Consider our defense budget. Nearly half of our government’s money goes towards it. Think of that! Half of the government’s money goes to interstate highways, welfare, corporate welfare, social security, libraries, national parks, environmental protection, farm subsidies, lobbyists… and the rest goes to the military. We have nearly as much military might as the whole rest of the world put together. If everyone in the world attacked us at once, we’d have a fighting chance of winning.

What sacrifices are the American people making to sustain this incredible military might? Frankly, not much. Most people in this country don’t even pay taxes, because they’re too poor to. (I make in the upper five figures, but because I have four children, I don’t pay taxes.) Even for the very rich, the income tax rates are a pittance compared to most nations. And yet, because of our unbelievable wealth, we can waste untold resources on “deterrent”.

How much would it really cost to switch to a rational energy policy? A lot, sure. A lot more than it’s costing midwesterners to switch to ethanol. But I think we can probably afford it, if we decide to. The drunkard will stumble, maybe, but not fall.

If we decide to. That’s the real bottom line, isn’t it?

3 responses to “Is it Too Late to Avoid Collapse?”
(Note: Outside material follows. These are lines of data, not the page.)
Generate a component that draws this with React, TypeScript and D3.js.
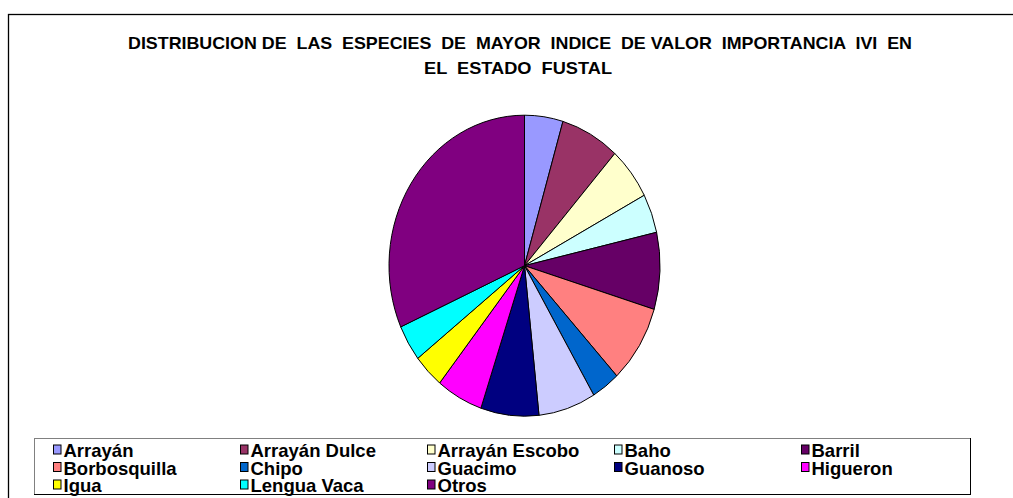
import React from "react";
import * as d3 from "d3";

const title1 = "DISTRIBUCION DE  LAS  ESPECIES  DE  MAYOR  INDICE  DE VALOR  IMPORTANCIA  IVI  EN";
const title2 = "EL  ESTADO  FUSTAL";

const species = [
  "Arrayán", "Arrayán Dulce", "Arrayán Escobo", "Baho", "Barril",
  "Borbosquilla", "Chipo", "Guacimo", "Guanoso", "Higueron",
  "Igua", "Lengua Vaca", "Otros",
];
const values = [4.58, 7.03, 5.64, 4.19, 8.25, 8.39, 3.39, 6.83, 6.92, 5.56, 3.67, 3.89, 31.67];
const colors = [
  "#9999FF", "#993366", "#FFFFCC", "#CCFFFF", "#660066",
  "#FF8080", "#0066CC", "#CCCCFF", "#000080", "#FF00FF",
  "#FFFF00", "#00FFFF", "#800080",
];

export default function App() {
  const W = 1013, H = 498;
  const cx = 524.5, cy = 265.7, rx = 135.5, ry = 150.5;
  const data = species.map((s, i) => ({ name: s, value: values[i], color: colors[i] }));
  const pie = d3.pie<any>().sort(null).value((d: any) => d.value).startAngle(0).endAngle(2 * Math.PI);
  const arc = d3.arc<any>().innerRadius(0).outerRadius(ry);
  const arcs = pie(data);

  const cols = 5;
  const colX = d3.scaleLinear().domain([0, 1]).range([53.5, 240.5]);
  const rowY = d3.scaleLinear().domain([0, 1]).range([445, 462.5]);

  return (
    <svg width={W} height={H} style={{ position: "absolute", left: 0, top: 0, background: "#fff" }}
      fontFamily="'Liberation Sans', Arial, sans-serif">
      <rect x={0} y={0} width={W} height={H} fill="#fff" />
      <rect x={8.5} y={14.5} width={1020} height={500} fill="none" stroke="#000" strokeWidth={1.3} />
      <text x={520} y={48.5} fontSize={17} fontWeight="bold" textAnchor="middle"
        textLength={784} lengthAdjust="spacingAndGlyphs" style={{ whiteSpace: "pre" }}>{title1}</text>
      <text x={518} y={73.5} fontSize={17} fontWeight="bold" textAnchor="middle"
        textLength={188} lengthAdjust="spacingAndGlyphs" style={{ whiteSpace: "pre" }}>{title2}</text>
      <g transform={`translate(${cx},${cy}) scale(${rx / ry},1)`}>
        {arcs.map((a, i) => (
          <path key={i} d={arc(a) || ""} fill={a.data.color} stroke="#000" strokeWidth={1}
            vectorEffect="non-scaling-stroke" />
        ))}
      </g>
      <g>
        <line x1={34} y1={438.5} x2={970} y2={438.5} stroke="#808080" strokeWidth={1} />
        <line x1={34.5} y1={438} x2={34.5} y2={494} stroke="#808080" strokeWidth={1} />
        <line x1={970.5} y1={438} x2={970.5} y2={494.5} stroke="#000" strokeWidth={1} />
        <line x1={34} y1={494.5} x2={971} y2={494.5} stroke="#000" strokeWidth={1} />
        {data.map((d, i) => {
          const c = i % cols, r = Math.floor(i / cols);
          const x = colX(c), y = rowY(r);
          return (
            <g key={i}>
              <rect x={x} y={y} width={7.5} height={9} fill={d.color} stroke="#000" strokeWidth={1} />
              <text x={x + 10} y={y + 12.3} fontSize={18.5} fontWeight="bold" fill="#000">{d.name}</text>
            </g>
          );
        })}
      </g>
    </svg>
  );
}
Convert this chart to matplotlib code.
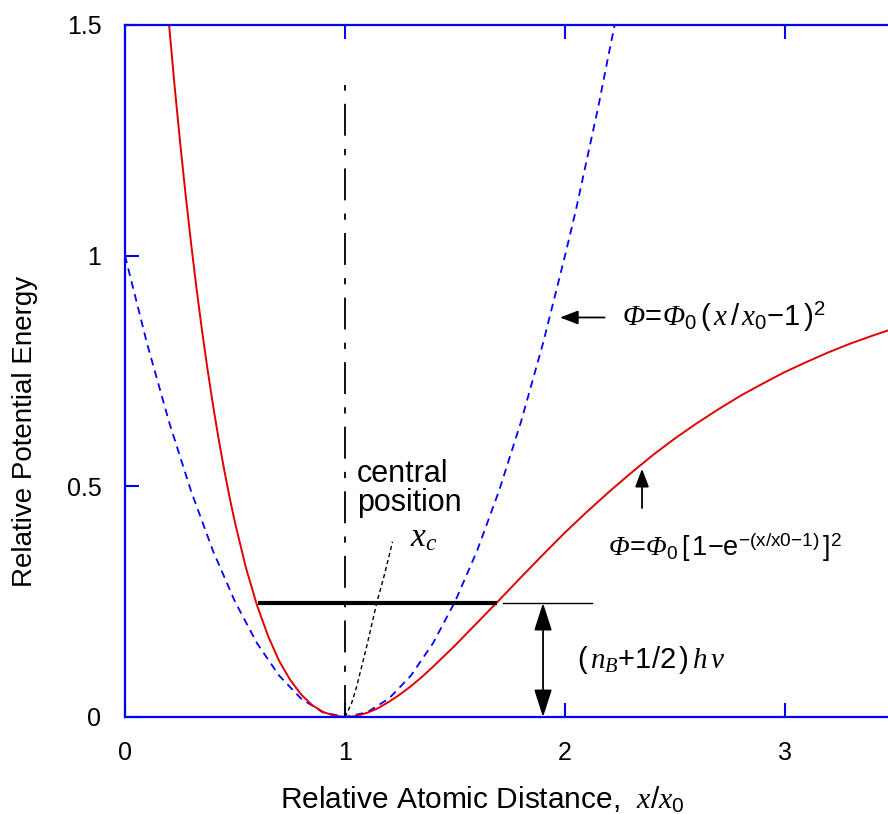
import numpy as np
import matplotlib
matplotlib.use("Agg")
import matplotlib.pyplot as plt

plt.rcParams['font.family'] = ['Liberation Sans', 'DejaVu Sans']
plt.rcParams['mathtext.fontset'] = 'custom'
plt.rcParams['mathtext.rm'] = 'Liberation Sans'
plt.rcParams['mathtext.it'] = 'Liberation Serif:italic'
plt.rcParams['mathtext.cal'] = 'Liberation Serif:italic'  # used for the italic Phi
plt.rcParams['mathtext.bf'] = 'Liberation Sans:bold'
plt.rcParams['lines.scale_dashes'] = False

# Morse potential (red, solid)
morse_x = [0.200, 0.225, 0.250, 0.275, 0.300, 0.325, 0.350, 0.375, 0.400, 0.425, 0.450, 0.475,
           0.50, 0.55, 0.60, 0.65, 0.70, 0.75, 0.80, 0.85, 0.90, 0.95, 1.00,
           1.05, 1.10, 1.15, 1.20, 1.25, 1.30, 1.35, 1.40, 1.50, 1.60, 1.70, 1.80, 1.90,
           2.00, 2.10, 2.20, 2.30, 2.40, 2.50, 2.60, 2.70, 2.80, 2.90, 3.00, 3.10, 3.20,
           3.30, 3.40, 3.50]
morse_y = [1.502, 1.370, 1.248, 1.134, 1.028, 0.929, 0.838, 0.754, 0.676, 0.604, 0.538, 0.477,
           0.421, 0.323, 0.242, 0.176, 0.122, 0.081, 0.049, 0.026, 0.011, 0.003, 0.000,
           0.002, 0.009, 0.019, 0.033, 0.049, 0.067, 0.087, 0.109, 0.155, 0.204, 0.253, 0.303, 0.352,
           0.400, 0.445, 0.488, 0.529, 0.568, 0.604, 0.637, 0.668, 0.697, 0.723, 0.748, 0.770, 0.791,
           0.810, 0.827, 0.843]

# harmonic potential (blue, dashed)
harm_x = [0.0, 0.1, 0.2, 0.3, 0.4, 0.5, 0.6, 0.7, 0.8, 0.9, 1.0,
          1.1, 1.2, 1.3, 1.4, 1.5, 1.6, 1.7, 1.8, 1.9, 2.0, 2.05, 2.1, 2.15, 2.2, 2.23]
harm_y = [1.00, 0.81, 0.64, 0.49, 0.36, 0.25, 0.16, 0.09, 0.04, 0.01, 0.00,
          0.01, 0.04, 0.09, 0.16, 0.25, 0.36, 0.49, 0.64, 0.81, 1.00, 1.10, 1.21, 1.32, 1.44, 1.51]

# locus of the central position x_c (black, dotted)
center_x = [1.00, 1.03, 1.053, 1.098, 1.144, 1.18, 1.216]
center_y = [0.00, 0.03, 0.066, 0.152, 0.247, 0.31, 0.380]

level_e = 0.247
level_x = [0.605, 1.69]
level_ext = [1.718, 2.123]
eq_x = 1.0
eq_top = 1.371

fig = plt.figure(figsize=(8.88, 8.14), dpi=100)
ax = fig.add_axes([125 / 888, 1 - 717 / 814, 763 / 888, 692 / 814])

ax.plot(harm_x, harm_y, color='#0000ff', lw=1.3, linestyle=(0, (5.5, 4)))
ax.plot(morse_x, morse_y, color='#e00000', lw=1.4)
ax.plot(center_x, center_y, color='black', lw=1.0, linestyle=(0, (3, 2.2)))
ax.plot([eq_x, eq_x], [0, eq_top], color='black', lw=1.3,
        linestyle=(0, (23, 9.5, 4.5, 9.5)))
ax.plot(level_x, [level_e, level_e], color='black', lw=3.0, solid_capstyle='butt')
ax.plot(level_ext, [level_e, level_e], color='black', lw=1.0)

ax.annotate('', xy=(1.9, 0), xytext=(1.9, level_e),
            arrowprops=dict(arrowstyle='<|-|>,head_length=1.7,head_width=0.55',
                            color='black', lw=1.3, mutation_scale=10,
                            shrinkA=0, shrinkB=0))
ax.annotate('', xy=(1.977, 0.866), xytext=(2.18, 0.866),
            arrowprops=dict(arrowstyle='-|>,head_length=1.1,head_width=0.42',
                            color='black', lw=1.3, mutation_scale=10,
                            shrinkA=0, shrinkB=0))
ax.annotate('', xy=(2.35, 0.538), xytext=(2.35, 0.453),
            arrowprops=dict(arrowstyle='-|>,head_length=1.1,head_width=0.42',
                            color='black', lw=1.3, mutation_scale=10,
                            shrinkA=0, shrinkB=0))

ax.text(2.259, 0.866,
        r'$\mathcal{\Phi}\!=\!\mathcal{\Phi}_0\,(\,x\,/\,x_0\mathrm{-}1\,)^2$',
        fontsize=21, ha='left', va='center')
ax.text(2.195, 0.367,
        r'$\mathcal{\Phi}\!=\!\mathcal{\Phi}_0\,[\,1\mathrm{-e}^{\mathrm{-(x/x0{-}1)}}\,]^2$',
        fontsize=19.5, ha='left', va='center')
ax.text(2.055, 0.124, r'$(\,n_B\mathrm{+}1/2\,)\,h\,\nu$', fontsize=21, ha='left', va='center')
ax.text(1.055, 0.495, 'central\nposition', fontsize=22, ha='left', va='center',
        linespacing=0.95)
ax.text(1.295, 0.388, r'$x_c$', fontsize=24, ha='left', va='center')

ax.set_xlim(0, 3.468)
ax.set_ylim(0, 1.5)
ax.set_xticks([0, 1, 2, 3])
ax.set_yticks([0, 0.5, 1, 1.5])
ax.set_xticklabels(['0', '1', '2', '3'])
ax.set_yticklabels(['0', '0.5', '1', '1.5'])
ax.tick_params(direction='in', length=10, width=1.5, color='#0000ff',
               labelsize=18, top=True, right=False)
ax.tick_params(axis='x', pad=17)
ax.tick_params(axis='y', pad=17)

for side in ['left', 'top', 'bottom']:
    ax.spines[side].set_color('#0000ff')
    ax.spines[side].set_linewidth(1.6)
ax.spines['right'].set_visible(False)

ax.set_xlabel(r'Relative Atomic Distance,  $x/x_0$', fontsize=21.5)
ax.set_ylabel('Relative Potential Energy', fontsize=20)
ax.xaxis.label.set_va('center')
ax.yaxis.label.set_va('center')
ax.xaxis.set_label_coords(0.468, -0.12)
ax.yaxis.set_label_coords(-0.131, 0.412)

fig.savefig('out.png', dpi=100)
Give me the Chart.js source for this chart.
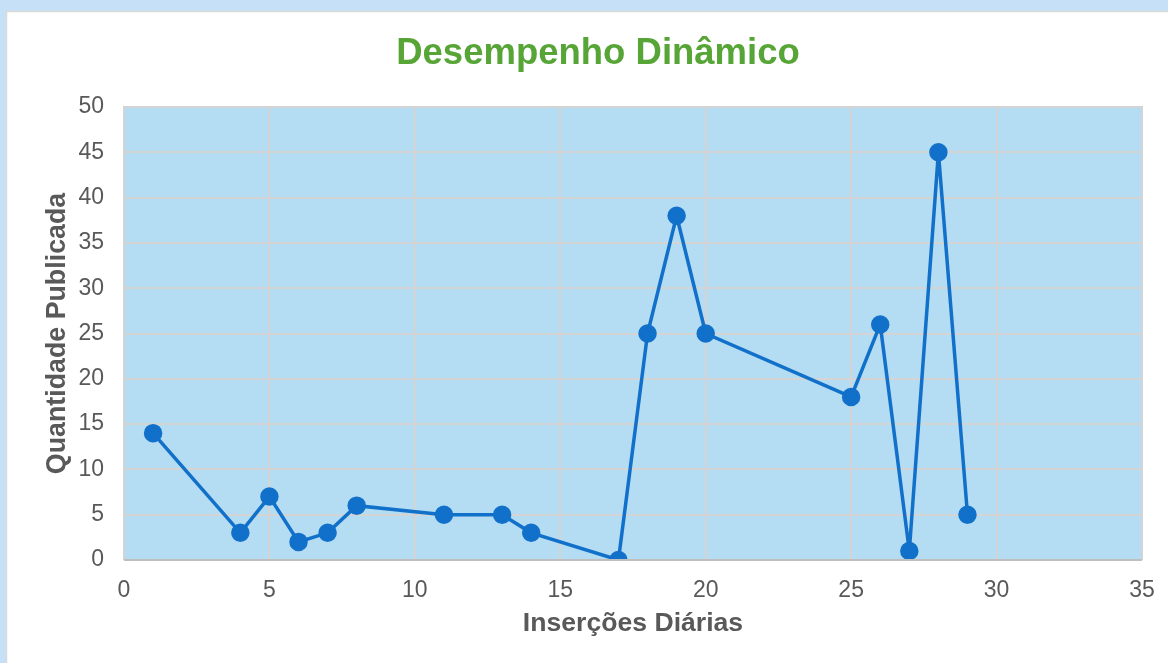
<!DOCTYPE html>
<html>
<head>
<meta charset="utf-8">
<script src="https://cdn.jsdelivr.net/npm/chart.js@4/dist/chart.umd.min.js"></script>
<style>
  html, body { margin: 0; padding: 0; background: #c6e0f8; }
  #wrap { width: 1168px; height: 663px; position: relative; }
</style>
</head>
<body>
<div id="wrap"><canvas id="grafico" width="1168" height="663"></canvas></div>
<script>
// dados
const insercoes = [1, 4, 5, 6, 7, 8, 11, 13, 14, 17, 18, 19, 20, 25, 26, 27, 28, 29];
const quantidade = [14, 3, 7, 2, 3, 6, 5, 5, 3, 0, 25, 38, 25, 18, 26, 1, 45, 5];

const xMin = 0, xMax = 35, xStep = 5;
const yMin = 0, yMax = 50, yStep = 5;

const pontos = insercoes.map((x, i) => ({ x: x, y: quantidade[i] }));

const corTexto = "#595959";
const fonte = "'Liberation Sans', Arial, sans-serif";

// fundo, painel branco e área do gráfico
const fundo = {
  id: "fundo",
  beforeDraw(chart) {
    const c = chart.ctx;
    const a = chart.chartArea;
    c.save();
    c.fillStyle = "#c6e0f8";
    c.fillRect(0, 0, chart.width, chart.height);
    c.fillStyle = "#ffffff";
    c.fillRect(6, 11, chart.width, chart.height);
    c.strokeStyle = "#d9d9d9";
    c.lineWidth = 1.5;
    c.strokeRect(6.5, 11.5, chart.width + 10, chart.height + 10);
    c.fillStyle = "#b4dcf2";
    c.fillRect(a.left, a.top, a.right - a.left, a.bottom - a.top);
    c.restore();
  },
  afterDraw(chart) {
    const c = chart.ctx;
    const a = chart.chartArea;
    c.save();
    c.strokeStyle = "#d4d4d4";
    c.lineWidth = 2;
    c.beginPath();
    c.moveTo(a.left, a.bottom);
    c.lineTo(a.left, a.top);
    c.lineTo(a.right, a.top);
    c.lineTo(a.right, a.bottom);
    c.stroke();
    c.strokeStyle = "#bfbfbf";
    c.beginPath();
    c.moveTo(a.left, a.bottom);
    c.lineTo(a.right, a.bottom);
    c.stroke();
    c.restore();
  }
};

const ctx = document.getElementById("grafico").getContext("2d");
new Chart(ctx, {
  type: "scatter",
  data: {
    datasets: [{
      label: "Quantidade Publicada",
      data: pontos,
      showLine: true,
      borderColor: "#1170c9",
      backgroundColor: "#1170c9",
      borderWidth: 3.5,
      pointRadius: 7.5,
      pointHoverRadius: 7.5,
      tension: 0
    }]
  },
  options: {
    responsive: false,
    animation: false,
    layout: { padding: { left: 54, right: 26, top: 0, bottom: 0 } },
    plugins: {
      legend: { display: false },
      tooltip: { enabled: false },
      title: {
        display: true,
        text: "Desempenho Dinâmico",
        color: "#56a536",
        font: { family: fonte, size: 36.5, weight: "bold", lineHeight: 1.2 },
        padding: { top: 32.1, bottom: 31.1 }
      }
    },
    scales: {
      x: {
        type: "linear",
        min: xMin, max: xMax,
        afterFit(scale) { scale.height = 103; scale.paddingRight = 0; },
        ticks: { stepSize: xStep, color: corTexto, padding: 17, font: { family: fonte, size: 23 } },
        grid: { color: "#d4d4d4", lineWidth: 2, drawTicks: false },
        border: { display: false },
        title: {
          display: true,
          text: "Inserções Diárias",
          color: corTexto,
          font: { family: fonte, size: 26.6, weight: "bold", lineHeight: 1.2 },
          padding: { top: 0, bottom: 23 }
        }
      },
      y: {
        min: yMin, max: yMax,
        afterFit(scale) { scale.width = 70; },
        ticks: { stepSize: yStep, color: corTexto, padding: 20, font: { family: fonte, size: 23 } },
        grid: { color: "#d4d4d4", lineWidth: 2, drawTicks: false },
        border: { display: false },
        title: {
          display: true,
          text: "Quantidade Publicada",
          color: corTexto,
          font: { family: fonte, size: 26.8, weight: "bold", lineHeight: 1 },
          padding: { top: -10, bottom: 0 }
        }
      }
    }
  },
  plugins: [fundo]
});
</script>
</body>
</html>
  1. I believe that Hubberts peak is accurate and that we are now past the point of peak oil. I believe many of the current events have to do with this senerio and it won’t be long before the main stream media and population wake up and understand what is going on. For me and my family, we are preparing for the next generation.


  2. The reason why I personally don’t like the ethanol direction is because we are either

    a) Clearing more land (other species habitat and important forests) to produce more ethanol, OR

    b) using potential food for fuel (which is more important, getting fed or getting your vehicle to move?).

    As long as it is a intermediate step toward truly sustainable energy, then I don’t mind. But if it continues to become main stream, I am concerned about the rich with vehicles and lighting ultimately leaving the poor go hungry and our environment degraded from clearing.


    1. Rua Lupa, I absolutely agree. I’ve learned more about ethanol in the five years since I wrote this post, none of it good. But I am still encouraged by just how quickly and (relatively) inexpensively the switch was made. This is what I’m mainly saying here: that if we want to make good choices, if we want to fix our society, we can — and quickly. All we need is the will.